In Kenya, as in most developing countries, the education of girls is undervalued. Even when girls have the opportunity to be educated, they face overwhelming barriers when attempting to complete their studies – many are related to gender inequality.
Some girls will be denied their education and forced into early marriage to prevent them from bringing shame to their family through early, unintended pregnancy. (Child marriage is thought, by some, to be the best way to prevent shame and preserve traditions.) Some girls will be expected to take on household responsibilities, such as cooking, cleaning, and caring for young children, when their parents become sick, while their brothers advance their educations. Meanwhile, others simply lack access to an education due to extreme poverty.
While virtually all Kenyan girls enroll in primary school, approximately 65% will drop out before completing Standard 8, according to the Forum for African Women Educationalists.
If we reverse this trend, we can make a big impact.

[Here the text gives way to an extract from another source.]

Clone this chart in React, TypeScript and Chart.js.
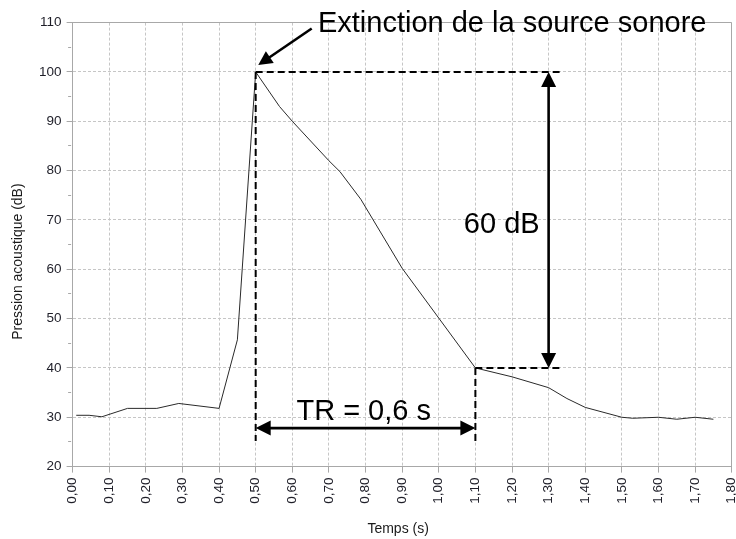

The World Food Programme has found that a girl’s income increases by 10 to 20% for each year of primary school she attends. For each year of secondary school, her income climbs another 15 to 25%.
Not only do educated girls earn more, they make healthier life decisions: they delay marriage, have fewer children, receive more frequent health care, and invest in the health, nutrition, and education of their own children.
When you consider that girls and women invest 90% of their wages in their families, while men invest between 30 and 40%, the answer to the question, “Why girls” becomes clear.
In short, educated girls are the ladder that allows whole communities to climb out of poverty.